Many people consider the start of Capitalism to be the Industrial Revolution, or even the publication of The Wealth of Nations by Adam Smith. However, the origins of Capitalism could be traced back to the formation of the Verenigde Oostindische Compagnie (Dutch East India Company) in 1602.
At the time, world exploration was in its infancy, and it was customary to finance a single expedition to explore Indonesia, Africa, Sri Lanka, etc. However, the Netherlands created a single company, known as the Dutch East India Company, which had the able to declare war and govern itself through a 17 member board. The people of the Netherlands were able to invest in the Dutch East India Company, so Dutch East India Company was the first publicly traded company in the history of humanity. It created a monopoly on the Spice Trade in the Indian Ocean, which was an extremely profitable enterprise, and by 1648 the Netherlands was wealthier than every other European Nation. The Dutch East India Company had no rivals in the Netherlands, and was state-sponsored, they could rely upon the Netherlands for funding. Basically, the Dutch East India Company was a state-sponsored company that could declare war, and was a sovereign entity in itself, and was the first public corporation in history.
The Dutch East India Company eventually bankrupted in 1799, but there are some important things that can be gleaned from its existence. First, it shows the dangers of giving a corporation the powers of a sovereign nation. The duties of the state at the most basic level is to defend and empower its population, while the sole duty of a corporation is to profit. This is not necessarily a bad thing, however this means that what the corporation chooses to focus on is not what a government would.
Second, it shows the need for responsible management of corporations by the government, and reasonable amounts of regulation.
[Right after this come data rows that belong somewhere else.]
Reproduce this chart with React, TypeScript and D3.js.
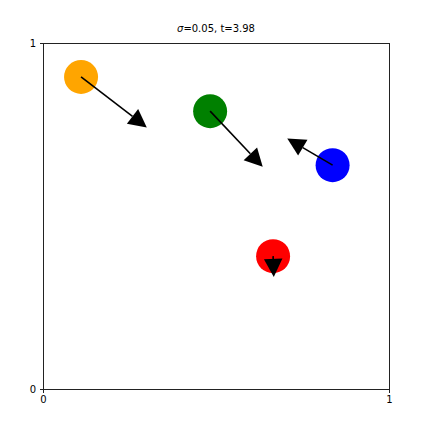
import React, { useRef, useEffect } from 'react';
import * as d3 from 'd3';

// particle state at t=3.98 (data units, axes 0..1)
const names = ['orange', 'green', 'blue', 'red'];
const posX = [0.110, 0.483, 0.837, 0.665];
const posY = [0.902, 0.803, 0.647, 0.384];
const velX = [0.190, 0.152, -0.131, 0.002];
const velY = [-0.146, -0.161, 0.077, -0.060];
const tickVals = [0, 1];
const sigma = '0.05';
const tNow = '3.98';

const W = 432, H = 432;
const M = { left: 43, right: 43, top: 43, bottom: 43 };

const App = () => {
    const svgRef = useRef<SVGSVGElement>(null);

    useEffect(() => {
        document.body.style.margin = '0';
        if (!svgRef.current) return;
        const svg = d3.select(svgRef.current);
        svg.selectAll('*').remove();

        const x = d3.scaleLinear().domain([0, 1]).range([M.left, W - M.right]);
        const y = d3.scaleLinear().domain([0, 1]).range([H - M.bottom, M.top]);
        const font = 'DejaVu Sans, sans-serif';

        // particles
        svg.append('g').selectAll('circle').data(names).enter().append('circle')
            .attr('cx', (_, i) => x(posX[i]))
            .attr('cy', (_, i) => y(posY[i]))
            .attr('r', 17)
            .attr('fill', d => d);

        // velocity arrows (shaft + filled head, tip at pos + vel)
        const hl = 18, hw = 18.5;
        const arrows = svg.append('g');
        names.forEach((_, i) => {
            const x0 = x(posX[i]), y0 = y(posY[i]);
            const x1 = x(posX[i] + velX[i]), y1 = y(posY[i] + velY[i]);
            const len = Math.hypot(x1 - x0, y1 - y0);
            const ux = (x1 - x0) / len, uy = (y1 - y0) / len;
            const bx = x1 - ux * hl, by = y1 - uy * hl;
            const nx = -uy, ny = ux;
            if (len > hl) {
                arrows.append('line')
                    .attr('x1', x0).attr('y1', y0).attr('x2', bx).attr('y2', by)
                    .attr('stroke', '#000').attr('stroke-width', 1.6);
            }
            arrows.append('path')
                .attr('d', `M${x1},${y1}L${bx + nx * hw / 2},${by + ny * hw / 2}L${bx - nx * hw / 2},${by - ny * hw / 2}Z`)
                .attr('fill', '#000');
        });

        // axes
        const ax = svg.append('g').attr('transform', `translate(0,${H - M.bottom})`)
            .call(d3.axisBottom(x).tickValues(tickVals).tickFormat(d3.format('d')).tickSize(3.5).tickPadding(3.5));
        const ay = svg.append('g').attr('transform', `translate(${M.left},0)`)
            .call(d3.axisLeft(y).tickValues(tickVals).tickFormat(d3.format('d')).tickSize(3.5).tickPadding(3.5));
        [ax, ay].forEach(g => {
            g.select('.domain').remove();
            g.selectAll('text').attr('font-family', font).attr('font-size', 10).attr('fill', '#000');
            g.selectAll('line').attr('stroke', '#222').attr('stroke-width', 1).attr('shape-rendering', 'crispEdges');
        });

        // frame
        svg.append('rect')
            .attr('x', M.left).attr('y', M.top)
            .attr('width', W - M.left - M.right).attr('height', H - M.top - M.bottom)
            .attr('fill', 'none').attr('stroke', '#222').attr('stroke-width', 1)
            .attr('shape-rendering', 'crispEdges');

        // title
        const title = svg.append('text')
            .attr('x', W / 2).attr('y', M.top - 11)
            .attr('text-anchor', 'middle')
            .attr('font-family', font).attr('font-size', 10).attr('fill', '#000');
        title.append('tspan').attr('font-style', 'italic').text('σ');
        title.append('tspan').text(`=${sigma}, t=${tNow}`);
    }, []);

    return <svg ref={svgRef} width={W} height={H} style={{ display: 'block', background: '#fff' }} />;
};

export default App;
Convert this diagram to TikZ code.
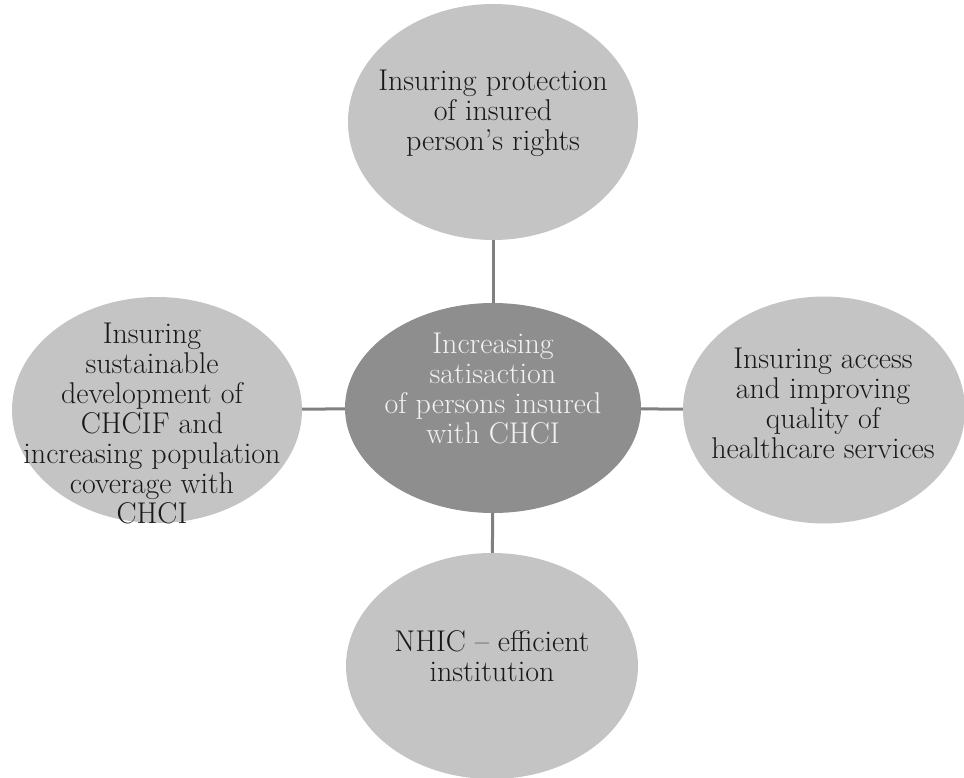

Because the Dutch East India Company was so closely tied to the Netherlands, they felt immune from financial and legal penalty, and as a result they massacred and enslaved thousands of people in Indonesia in the search for profit and for natural resources.
Finally, the Dutch East India Company shows that a corporation must survive without government assistance. If a corporation can only survive through government revenue, this corporation is not fit to exist, since it brings no value to the taxpayer. The Dutch East India Company received millions of Guilders in financial aid from the Dutch Legislature, and this state-sponsored attitude for the private sector only stifles competition and raises prices.
Even though the Dutch East India Company went bankrupt in 1799, it is an important reminder of the dangers of mixing the public and private sectors, and gives us a poignant reminder of why corporations are not states.